After almost 9 months of studying in total, I finally passed PDD on my third try!!! PDD is the only exam that I had to take up three times!
I am sure you know by now that none of the ARE exams are easy. But I think I made a major mistake before I started studying for this exam. I have terrified myself with all the horror stories I heard on forums about PPD & PDD. People love to lump these two exams together and treat them as one. If you read my blog post about PPD, you know, I am TOTALLY against that idea. I am not saying the PDD exam is easy, don’t get me wrong, but I think if you do what you have to do, there is no need to terrorize yourself:)) Stay calm and keep reading the rest of this post, please, because I think I have a fairly working method to pass this exam.

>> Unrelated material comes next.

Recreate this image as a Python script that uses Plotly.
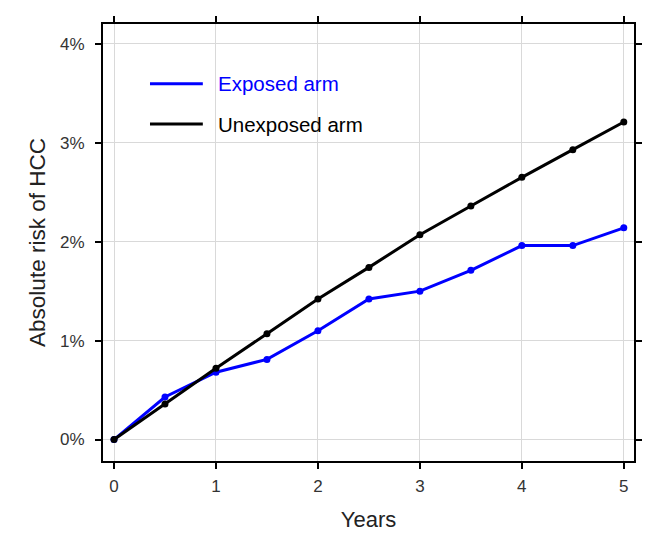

The second mistake I have made was assuming that I can get away with some test-taking tricks to pass PDD. Certainly, being good at test-taking helps all ARE exams, but if I had to pick an exam that my methods work the least, I would say PDD because the questions and options in this exam are much shorter and more direct. They rather measure direct knowledge (of minor things and details). Unlike PA or PPD exams, where questions & options are much longer and allow you to use some methods I listed here, questions on PDD exams are more to the point. Which has the potential to make it harder to pass if you haven’t studied the content thoroughly. BUT if you did study the content, (and I am sure you will) chances of passing the PDD exam are much more. So, I think this makes PDD much easier than PPD because, more or less, the exam meets your expectations of content. However, on the PPD exam, you hear many people complaining that they didn’t get any questions from what they have studied…PDD is less prone to this issue. Hence easier.
But why is this exam still considered as “hard” by many..?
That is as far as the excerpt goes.